As I said, I don't know what the right action is. The questions are, one, whether all these consequences add up to a worse set of outcomes than those that would follow if Iran got the bomb; and two, what we consider the possibilities of either forestalling Iran from getting the bomb through diplomacy and negotiation, or otherwise pushing for regime change through non-military action. (I concede that one feels like a real longshot, though toward the end of the story Hersh quotes a European intelligence official who observes: "The Iranian economy is in bad shape, and Ahmadinejad is in bad shape politically... He will benefit politically from American bombing. You can do it, but the results will be worse. ...If there was a charm offensive with Iran, the mullahs would be in trouble in the long run.” If this is a valid read, it should inform our policy.)
It might be that all these consequences would be worth it. Sometimes you have to fight, for reasons of both principle and safety. The question here is whether we yet have to fight, and whether you trust this group of decision-makers to make the decision, based on their judgments to date.
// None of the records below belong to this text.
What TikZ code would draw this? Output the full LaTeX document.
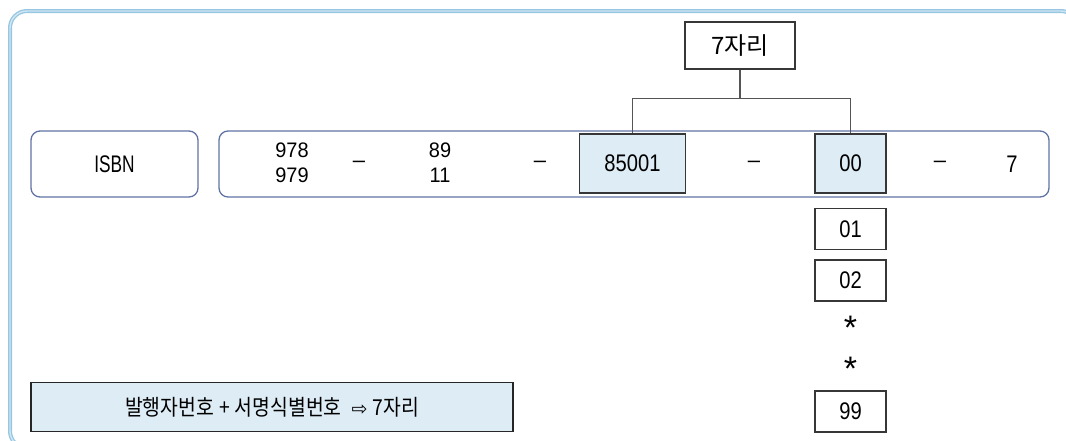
\documentclass[tikz,border=0pt]{standalone}
\usepackage{fontspec}
\setmainfont{Liberation Sans}
\newfontfamily\regf{Liberation Sans}[FakeStretch=0.95]
\newfontfamily\narf{Liberation Sans}[FakeStretch=0.84]
\newfontfamily\isbnf{Liberation Sans}[FakeStretch=0.72]
\newfontfamily\krf{Noto Sans CJK KR}[FakeStretch=0.88]
\newfontfamily\krw{Noto Sans CJK KR}
\newfontfamily\symf{DejaVu Sans}
\definecolor{frameout}{RGB}{150,198,225}
\definecolor{framein}{RGB}{208,230,243}
\definecolor{slate}{RGB}{95,115,165}
\definecolor{cellfill}{RGB}{222,236,245}
\definecolor{darkline}{RGB}{55,55,55}
\definecolor{conngray}{RGB}{85,85,85}
\begin{document}
\begin{tikzpicture}[x=1pt,y=-1pt,
  outerbox/.style={draw=slate, line width=1.3pt, rounded corners=9pt, inner sep=0pt},
  cellbox/.style={draw=darkline, line width=1.1pt, fill=cellfill, inner sep=0pt},
  plainbox/.style={draw=darkline, line width=1.1pt, fill=white, inner sep=0pt},
  narnum/.style={font=\narf\fontsize{24}{28}\selectfont, text=black},
  isbntxt/.style={font=\isbnf\fontsize{24}{28}\selectfont, text=black},
  regnum/.style={font=\regf\fontsize{21}{25}\selectfont, text=black, align=center, inner sep=0pt},
  dashtxt/.style={font=\fontsize{22}{26}\selectfont, inner sep=0pt},
  startxt/.style={font=\fontsize{34}{34}\selectfont, inner sep=0pt},
  krtxt/.style={font=\krf\fontsize{22}{26}\selectfont},
  krbig/.style={font=\krw\fontsize{24}{28}\selectfont},
  conn/.style={draw=conngray, line width=1.1pt}
]
\useasboundingbox (0,0) rectangle (1066,440);
% outer frame
\draw[frameout, line width=4pt, rounded corners=17pt] (10,11) rectangle (1078,448);
\draw[framein, line width=1.4pt, rounded corners=17pt] (10,11) rectangle (1078,448);

% main row
\node[outerbox, minimum width=167pt, minimum height=66pt, isbntxt] (isbn) at (114.5,164) {ISBN};
\node[outerbox, minimum width=830pt, minimum height=66pt] (main) at (634,164) {};

\node[regnum] (g1) at (292,163) {978\\979};
\node[dashtxt] (d1) at (359,164.3) {–};
\node[regnum] (g2) at (440,163) {89\\11};
\node[dashtxt] (d2) at (540,164.3) {–};
\node[cellbox, minimum width=106pt, minimum height=59pt, narnum] (c85) at (632.5,163.5) {85001};
\node[dashtxt] (d3) at (754,164.3) {–};
\node[cellbox, minimum width=71pt, minimum height=59pt, narnum] (c00) at (850.5,163.5) {00};
\node[dashtxt] (d4) at (940,164.3) {–};
\node[narnum, inner sep=0pt] (chk) at (1012,164) {7};

% 7 digits label
\node[plainbox, minimum width=110pt, minimum height=47pt, krbig] (seven) at (740,45.5) {7자리};
\draw[conn] (seven.south) -- ++(0,29) coordinate (j);
\draw[conn] (j) -| (c85.north);
\draw[conn] (j) -| (c00.north);

% title numbers column
\node[plainbox, minimum width=71pt, minimum height=41pt, narnum] (c01) at (850.5,229) {01};
\node[plainbox, minimum width=71pt, minimum height=41pt, narnum] (c02) at (850.5,280.5) {02};
\node[startxt] (s1) at (850.5,328) {*};
\node[startxt] (s2) at (850.5,369) {*};
\node[plainbox, minimum width=71pt, minimum height=41pt, narnum] (c99) at (850.5,411.5) {99};

% bottom note
\node[cellbox, line width=1.3pt, draw=black!85, minimum width=482pt, minimum height=48.5pt, krtxt] (note) at (272,407)
  {발행자번호\hspace{5pt}+\hspace{5pt}서명식별번호\hspace{10pt}{\symf\fontsize{19}{19}\selectfont ⇨}\hspace{5pt}7자리};
\end{tikzpicture}
\end{document}
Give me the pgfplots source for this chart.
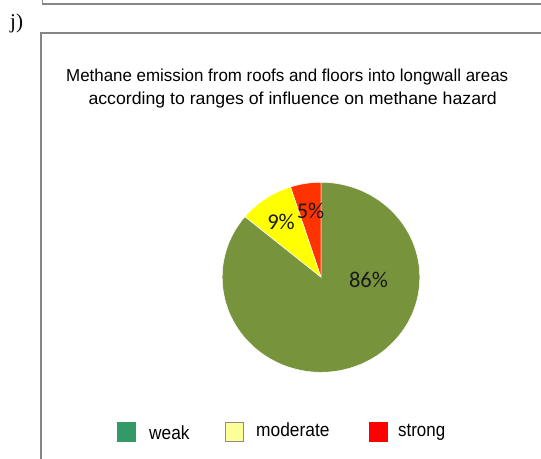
\documentclass[border=0pt]{standalone}
\usepackage{pgfplots}
\pgfplotsset{compat=1.18}
\usepackage{pgfplotstable}
\usepackage{graphicx}
\usepackage{fontspec}
\setmainfont{Liberation Sans}
\newfontfamily\calib{Carlito}
\newfontfamily\tnr{Liberation Serif}
\definecolor{pieGreen}{HTML}{77933C}
\definecolor{pieYellow}{HTML}{FFFF00}
\definecolor{pieRed}{HTML}{FF3300}
\definecolor{legGreen}{HTML}{339966}
\definecolor{legYellow}{HTML}{FFFF99}
\definecolor{legRed}{HTML}{FF0000}
\definecolor{frameGray}{HTML}{868686}
\definecolor{lblText}{HTML}{1A1A1A}
\pgfplotstableread{
label value
weak 86
moderate 9
strong 5
}\piedata
\begin{document}
\begin{tikzpicture}
\pgfplotstablegetelem{0}{value}\of\piedata \edef\vWeak{\pgfplotsretval}%
\pgfplotstablegetelem{1}{value}\of\piedata \edef\vModerate{\pgfplotsretval}%
\pgfplotstablegetelem{2}{value}\of\piedata \edef\vStrong{\pgfplotsretval}%
\pgfmathsetmacro\aRedEnd{90+3.6*\vStrong}%
\pgfmathsetmacro\aYelEnd{\aRedEnd+3.6*\vModerate}%
\pgfmathsetmacro\aGreenEnd{\aYelEnd+3.6*\vWeak}%
\begin{axis}[
  at={(0,0)}, anchor=south west,
  scale only axis, width=541bp, height=459bp,
  xmin=0, xmax=541, ymin=0, ymax=459,
  hide axis, clip=false,
]
% frames
\draw[frameGray, line width=1.6bp] (axis cs:42.5,470) -- (axis cs:42.5,455.2) -- (axis cs:560,455.2);
\draw[frameGray, line width=2.3bp] (axis cs:41.2,-10) -- (axis cs:41.2,426) -- (axis cs:560,426);
% panel label
\node[anchor=base west, inner sep=0pt] at (axis cs:10,430) {\tnr\fontsize{21bp}{24bp}\selectfont j)};
% title
\node[anchor=base west, inner sep=0pt] at (axis cs:66,377.3) {\resizebox{442bp}{\height}{\fontsize{17.3bp}{20bp}\selectfont Methane emission from roofs and floors into longwall areas}};
\node[anchor=base west, inner sep=0pt] at (axis cs:88.3,354) {\resizebox{408.4bp}{\height}{\fontsize{17.3bp}{20bp}\selectfont according to ranges of influence on methane hazard}};
% pie slices
\fill[pieRed, draw=white, line width=0.5bp] (axis cs:321,181.7) -- ++(90:98.8bp and 95bp) arc[start angle=90, end angle=\aRedEnd, x radius=98.8bp, y radius=95bp] -- cycle;
\fill[pieYellow, draw=white, line width=0.5bp] (axis cs:321,181.7) -- ++(\aRedEnd:98.8bp and 95bp) arc[start angle=\aRedEnd, end angle=\aYelEnd, x radius=98.8bp, y radius=95bp] -- cycle;
\fill[pieGreen, draw=white, line width=0.5bp] (axis cs:321,181.7) -- ++(\aYelEnd:98.8bp and 95bp) arc[start angle=\aYelEnd, end angle=\aGreenEnd, x radius=98.8bp, y radius=95bp] -- cycle;
% data labels
\node[anchor=base, inner sep=0pt, text=lblText] at (axis cs:368.5,171.3) {\calib\fontsize{22.5bp}{26bp}\selectfont \vWeak\%};
\node[anchor=base, inner sep=0pt, text=lblText] at (axis cs:281,229) {\calib\fontsize{22.5bp}{26bp}\selectfont \vModerate\%};
\node[anchor=base, inner sep=0pt, text=lblText] at (axis cs:310.5,240.7) {\calib\fontsize{22.5bp}{26bp}\selectfont \vStrong\%};
% legend
\fill[legGreen] (axis cs:117,17.3) rectangle (axis cs:136,36.7);
\filldraw[fill=legYellow, draw=gray!90, line width=0.8bp] (axis cs:225.4,17.7) rectangle (axis cs:243.6,36.3);
\fill[legRed] (axis cs:369,17.3) rectangle (axis cs:388,36.7);
\node[anchor=base west, inner sep=0pt] at (axis cs:149,19.7) {\resizebox{40.3bp}{\height}{\fontsize{19bp}{22bp}\selectfont weak}};
\node[anchor=base west, inner sep=0pt] at (axis cs:256,22.3) {\resizebox{73.3bp}{\height}{\fontsize{19bp}{22bp}\selectfont moderate}};
\node[anchor=base west, inner sep=0pt] at (axis cs:398,22.3) {\resizebox{47bp}{\height}{\fontsize{19bp}{22bp}\selectfont strong}};
\end{axis}
\pgfresetboundingbox
\path (current axis.south west) rectangle (current axis.north east);
\end{tikzpicture}
\end{document}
Here's the summary graf, as I see it, from Hersh:
The Pentagon adviser on the war on terror said that “allowing Iran to have the bomb is not on the table. We cannot have nukes being sent downstream to a terror network. It’s just too dangerous.” He added, “The whole internal debate is on which way to go”—in terms of stopping the Iranian program. It is possible, the adviser said, that Iran will unilaterally renounce its nuclear plans—and forestall the American action. “God may smile on us, but I don’t think so. The bottom line is that Iran cannot become a nuclear-weapons state. The problem is that the Iranians realize that only by becoming a nuclear state can they defend themselves against the U.S. Something bad is going to happen.”